フラッシュバック現象の恐ろしさ 社会全体のサポートが必要

 しかし覚せい剤事件の再犯率は6割を超えるという。なぜか。医療ジャーナリストの吉澤恵理氏は『フラッシュバック』の危険性をうったえる。

 「前回の逮捕から相当の時間が経過し、槇原氏も一時は『立ち直れた』と思っていた時期もあったのかもしれません。薬物による興奮や多幸感の記憶に強い焦燥感を感じることがあっても、一時は断ち切っていたと想像します。しかし覚せい剤を一度でも使用した人に一生ついて回る不安があります。それは『フラッシュバック(自然再燃)』という現象です。フラッシュバックとは、薬物依存から立ち直り正常な生活を送っていても、ある日突然に幻覚、幻聴、幻想など薬物を使用していた時と同じような現象が起きることを言います。脳が、薬物を使用していた時の状態を突然思い出すのです。このフラッシュバックをきっかけに薬物を再使用するケースは少なくありません。フラッシュバックが起きるきっかけは、ストレスや不眠、アルコールなどさまざまですが、いつ起きるか予測できません。そのため薬物からの更生は終わりがなく、一生『薬物は絶対にやらない』という意志を持ち続けることが重要ですが、現実問題として意志だけでコントロールできる問題ではないのです」

 デビュー30周年の活動に傾注するタイミングで、再び覚せい剤事件で逮捕。本当に薬物に手を染めていたとすれば、やはり更生は困難なのか。吉澤氏は続ける。

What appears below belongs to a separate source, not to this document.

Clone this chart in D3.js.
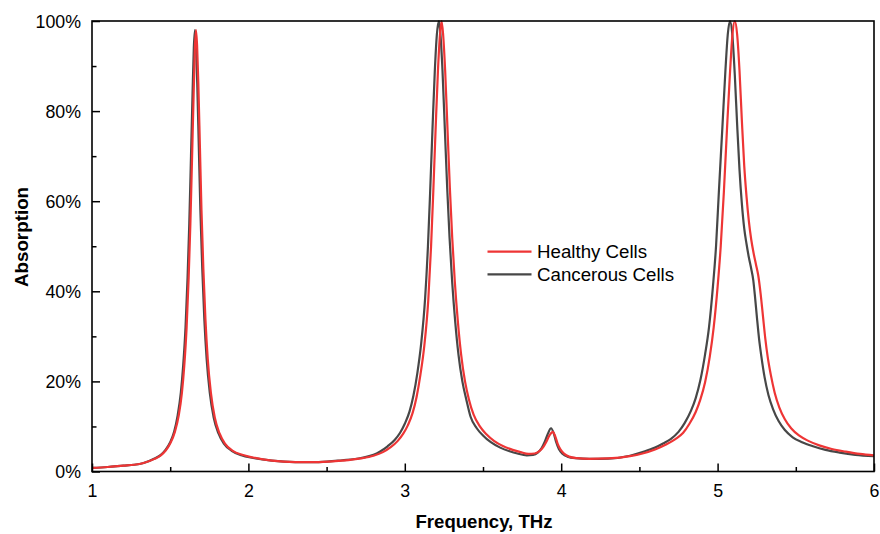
<!DOCTYPE html>
<html><head><meta charset="utf-8">
<script src="https://cdn.jsdelivr.net/npm/d3@7"></script>
<style>body{margin:0;background:#fff}svg{display:block}text{font-family:"Liberation Sans",Arial,sans-serif}</style>
</head><body>
<svg id="c" width="880" height="534"></svg>
<script>
// ---- data (frequency THz, absorption %) ----
const healthyFreq = [1.00,1.10,1.20,1.27,1.33,1.40,1.44,1.47,1.50,1.53,1.555,1.575,1.59,1.605,1.618,1.629,1.64,1.65,1.658,1.665,1.672,1.68,1.69,1.70,1.712,1.725,1.74,1.76,1.785,1.815,1.85,1.90,1.96,2.03,2.15,2.30,2.45,2.60,2.72,2.80,2.86,2.91,2.955,2.99,3.02,3.05,3.075,3.10,3.125,3.15,3.168,3.182,3.197,3.212,3.225,3.235,3.245,3.258,3.273,3.288,3.303,3.32,3.34,3.36,3.385,3.41,3.44,3.48,3.52,3.57,3.63,3.69,3.74,3.79,3.83,3.86,3.885,3.905,3.925,3.946,3.962,3.977,3.995,4.02,4.05,4.10,4.18,4.30,4.44,4.52,4.60,4.67,4.73,4.78,4.82,4.86,4.89,4.92,4.95,4.975,5.00,5.02,5.04,5.06,5.08,5.095,5.11,5.125,5.14,5.155,5.17,5.185,5.20,5.215,5.23,5.245,5.26,5.275,5.29,5.305,5.32,5.34,5.365,5.395,5.43,5.47,5.52,5.58,5.65,5.73,5.82,5.91,6.00];
const healthyAbs  = [0.8,1.0,1.3,1.5,1.9,2.8,3.6,4.6,6.2,8.8,12.5,17.5,23.5,32,43,55,70,84,94,98,94.5,86,72,58,45,34,25,17.5,12,8.5,6.2,4.6,3.7,3.1,2.4,2.1,2.1,2.4,2.9,3.5,4.3,5.4,6.8,8.4,10.3,13,16.5,21.5,28,38,50,62,76,89,97,100,97,89,76,63,52,42,33,26,20,16,12.6,10.0,8.3,6.8,5.6,4.8,4.3,3.9,4.0,4.5,5.4,6.6,8.0,8.8,7.8,6.2,4.9,3.9,3.3,2.95,2.8,2.9,3.4,4.0,4.9,6.0,7.2,8.6,10.6,13.2,16.0,19.8,25.5,32,41,50,62,76,89,97,100,97,89,78,68,61,55.5,51.5,48.5,46,43.5,39.5,34.5,29.5,25.5,21.5,17.5,14.2,11.6,9.6,8.0,6.8,5.8,5.0,4.4,3.9,3.6];

const cancerFreq = [1.00,1.10,1.20,1.27,1.33,1.40,1.44,1.47,1.50,1.525,1.548,1.568,1.583,1.598,1.611,1.622,1.633,1.643,1.651,1.658,1.665,1.673,1.683,1.693,1.705,1.718,1.733,1.753,1.778,1.808,1.843,1.893,1.955,2.03,2.15,2.30,2.45,2.60,2.72,2.80,2.84,2.89,2.935,2.97,3.00,3.03,3.055,3.08,3.105,3.13,3.148,3.162,3.177,3.192,3.205,3.218,3.228,3.241,3.256,3.271,3.286,3.303,3.323,3.343,3.368,3.393,3.42,3.46,3.50,3.55,3.61,3.67,3.72,3.78,3.82,3.85,3.875,3.895,3.915,3.935,3.952,3.967,3.985,4.01,4.04,4.09,4.18,4.30,4.44,4.52,4.60,4.65,4.70,4.75,4.79,4.83,4.86,4.89,4.92,4.945,4.97,4.99,5.008,5.03,5.05,5.065,5.079,5.094,5.11,5.125,5.14,5.155,5.17,5.185,5.20,5.215,5.228,5.24,5.252,5.265,5.28,5.30,5.325,5.355,5.39,5.43,5.48,5.54,5.61,5.69,5.78,5.88,6.00];
const cancerAbs  = [0.8,1.0,1.3,1.5,1.9,2.9,3.7,4.8,6.5,8.8,12.5,17.5,23.5,32,43,55,70,84,94,98,94.5,86,72,58,45,34,25,17.5,12,8.5,6.2,4.6,3.6,3.0,2.4,2.1,2.1,2.5,3.0,3.7,4.4,5.6,7.0,8.6,10.6,13.3,16.8,21.8,28.5,38.5,50,62,76,89,97,100,97,89,76,63,52,42,33,26,20,16,12.2,9.6,8.0,6.5,5.3,4.5,4.0,3.6,3.7,4.2,5.2,6.6,8.4,9.6,8.5,6.6,5.0,3.9,3.3,2.95,2.8,2.85,3.5,4.3,5.3,6.2,7.2,8.8,10.8,13.5,16.3,20.3,26,32,41,50,62,76,89,97,100,97,88,77,67,59.5,54,50.5,47.5,45,42.5,38.5,34,29.5,25.5,21,17,13.8,11.2,9.2,7.6,6.5,5.6,4.8,4.2,3.7,3.4];

const xTicks = [1,2,3,4,5,6];
const xMinor = [1.5,2.5,3.5,4.5,5.5];
const yTicks = [0,20,40,60,80,100];
const yMinor = [10,30,50,70,90];
const seriesNames = ["Healthy Cells","Cancerous Cells"];
const seriesColors = ["#ee3535","#474747"];

// ---- layout ----
const svg = d3.select("#c");
const L = 92, R = 874, T = 21, B = 471.5;
const x = d3.scaleLinear().domain([1,6]).range([L,R]);
const y = d3.scaleLinear().domain([0,100]).range([B,T]);

const line = d3.line().x(d=>x(d[0])).y(d=>y(d[1])).curve(d3.curveMonotoneX);
const cancer = cancerFreq.map((f,i)=>[f,cancerAbs[i]]);
const healthy = healthyFreq.map((f,i)=>[f,healthyAbs[i]]);

svg.append("path").attr("d",line(cancer)).attr("fill","none")
  .attr("stroke",seriesColors[1]).attr("stroke-width",2.2).attr("stroke-linejoin","round");
svg.append("path").attr("d",line(healthy)).attr("fill","none")
  .attr("stroke",seriesColors[0]).attr("stroke-width",2.2).attr("stroke-linejoin","round");

// axes (ticks inward)
const fmtPct = d=>d+"%";
const gx = svg.append("g").attr("transform",`translate(0,${B})`)
  .call(d3.axisBottom(x).tickValues(xTicks).tickSize(-8).tickPadding(13).tickFormat(d3.format("d")));
const gxm = svg.append("g").attr("transform",`translate(0,${B})`)
  .call(d3.axisBottom(x).tickValues(xMinor).tickSize(-4.5).tickFormat(""));
const gy = svg.append("g").attr("transform",`translate(${L},0)`)
  .call(d3.axisLeft(y).tickValues(yTicks).tickSize(-8).tickPadding(11).tickFormat(fmtPct));
const gym = svg.append("g").attr("transform",`translate(${L},0)`)
  .call(d3.axisLeft(y).tickValues(yMinor).tickSize(-4.5).tickFormat(""));
[gx,gxm,gy,gym].forEach(g=>{
  g.select(".domain").remove();
  g.selectAll(".tick line").attr("stroke","#000").attr("stroke-width",1.5);
  g.selectAll("text").attr("fill","#000").style("font-size","17.8px").attr("font-family","Liberation Sans, Arial, sans-serif");
});
gy.selectAll("text").attr("dy","0.36em");
gx.selectAll("text").attr("dy","0.71em");

// frame
svg.append("rect").attr("x",L).attr("y",T).attr("width",R-L).attr("height",B-T)
  .attr("fill","none").attr("stroke","#000").attr("stroke-width",1.6);

// axis titles
svg.append("text").attr("x",484).attr("y",528).attr("text-anchor","middle")
  .style("font-size","18.6px").style("font-weight","bold").text("Frequency, THz");
svg.append("text").attr("transform",`translate(28,237) rotate(-90)`).attr("text-anchor","middle")
  .style("font-size","18.8px").style("font-weight","bold").text("Absorption");

// legend
const leg = svg.append("g");
seriesNames.forEach((n,i)=>{
  const yy = 251.7 + i*22.6;
  leg.append("line").attr("x1",487.5).attr("x2",531.5).attr("y1",yy).attr("y2",yy)
    .attr("stroke",seriesColors[i]).attr("stroke-width",2.2);
  leg.append("text").attr("x",537).attr("y",yy).attr("dy","0.36em")
    .style("font-size","18.7px").text(n);
});
</script>
</body></html>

 「社会復帰するには薬物依存を『薬物性精神疾患』と捉え、専門家の下で治療することが必要です。日本にも薬物依存を治療する専門病院があります。立ち直るには『医療の力』が不可欠なのです。薬物の更生は、『精神論』では語れません。薬物依存になった誰もが『薬物を止めたい。更生したい』と思っているはずです。しかし、脳が自分でコントロールできない状態になってしまうのが薬物の恐ろしさです。また、日本の社会も変わるべきだと思います。薬物依存となった人を責めるばかりではなく、薬物依存への理解と、社会全体でサポートする姿勢が必要です」

 現時点では認否について明らかにされてはいないが、もし再び覚せい剤に依存していたのだとすれば極めて深刻な状況だ。